Terrible mal de estos tiempos es el del odio gratuito. Ese que la humanidad prodiga a manos llenas en cualquier escenario. Aquel en que todos, admitámoslo, hemos incurrido alguna vez y que, de eso no hay duda, nos convendría erradicar. El que cunde en las redes y al que nadie es inmune, ni como foco ni como vector. El contagioso. El democrático. El inevadible. El mismísimo que de tanto experimentarlo en alma propia y ajena a veces pareciera atado a nuestra biología, como una maldición. O como un pésimamente entendido sentido de la autodefensa, que acaba por autodestruir.

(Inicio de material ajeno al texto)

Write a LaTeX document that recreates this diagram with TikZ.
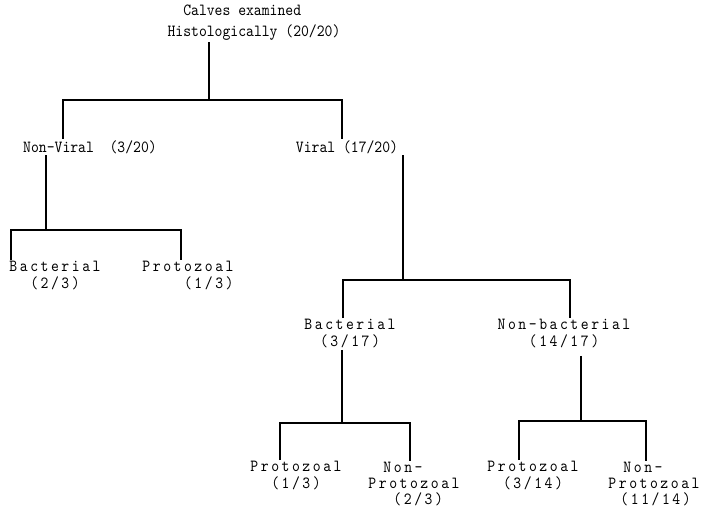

Odio gratuito hay por ‘doquiera’, de muchísimas modalidades y con variadas gamas de pretextos y presentaciones. Odio gratuito es el del vegano que propone linchar al omnívoro, e incluso al vegetariano, sin que medien consideraciones ni opción de conciliar; el del rubio que abomina al moreno —y viceversa—; el del rojo que detesta al azul por el imperdonable hecho de la disonancia cromática; el del rockero que odia al reggaetonero; y el de aquel que, sumido en las bajezas del preconcepto repudia a determinada colectividad conforme al lugar donde nacieron, la lengua que hablen o de cuánto dinero tengan o no tengan, porque así lo aprendieron. También el del cazador voluntario de tropiezos ajenos para ser el primero el pedir al apedreamiento al equivocado.
Por triste que suene, la cultura del odio gratuito —que la verdad, si miramos cifras, tiene más de industria que de cultura— constituye un renglón de la economía en permanente ‘crescendo’. Si no me creen, preguntémosles a los ‘polarizadores’ de profesión, expertos en la creación y el perfeccionamiento de estrategias algorítmicas para ver a la chusma ‘agarrándose’ mientras que los dueños de la multinacional transmedia miran el circo y se enriquecen todavía más a punta de ‘likes’, de ‘unlikes’ y de todas esas otras cosas diseñadas a la medida de nuestro deseo nato de sentirnos menos infames y menos cretinos que el resto de nuestros semejantes. Eso es algo que entienden los asesores de imagen de políticos y los reclutadores de ‘bots’, ‘influencers’ y demás androides de la contemporaneidad.
El odio gratuito da al amable por lambón y al tosco y belicoso por héroe. Su mejor aliado es quizá, el prejuicio, que en cualquier caso siempre funcionará como un atajo a la razón, aflorará entre los más idiotas y nos ahorrará la jartera de pensar. Lo profesan y diseminan ciertos megalómanos con ínfulas de líderes y de mesías que hacen de la ignorancia ajena el mayor de sus capitales políticos.
Con los años, de irlo padeciendo y profesando con extrema regularidad, uno termina por deducir que el odio gratuito tiene en un alto porcentaje de los casos su origen en la manera como el ‘detestador’ de oficio se proyecta y en aquellas grietas espirituales casi siempre invisible, aunque omnipresente en la estructura del alma. Quien se abandona a las lides del odio ve en el prójimo a un enemigo, a un potencial estafador o, cuanto menos, a alguien poco digno de fiar. Triste aquello de heredar o comprar fastidios conforme al repertorio personal de frustraciones. Lamentable eso de hacer del odio nuestra pulsión predilecta. Pero, sobre todo, inadmisible aunque frecuente ver a media especie revolcándose en tan perniciosa escuela de conducta y pensamiento.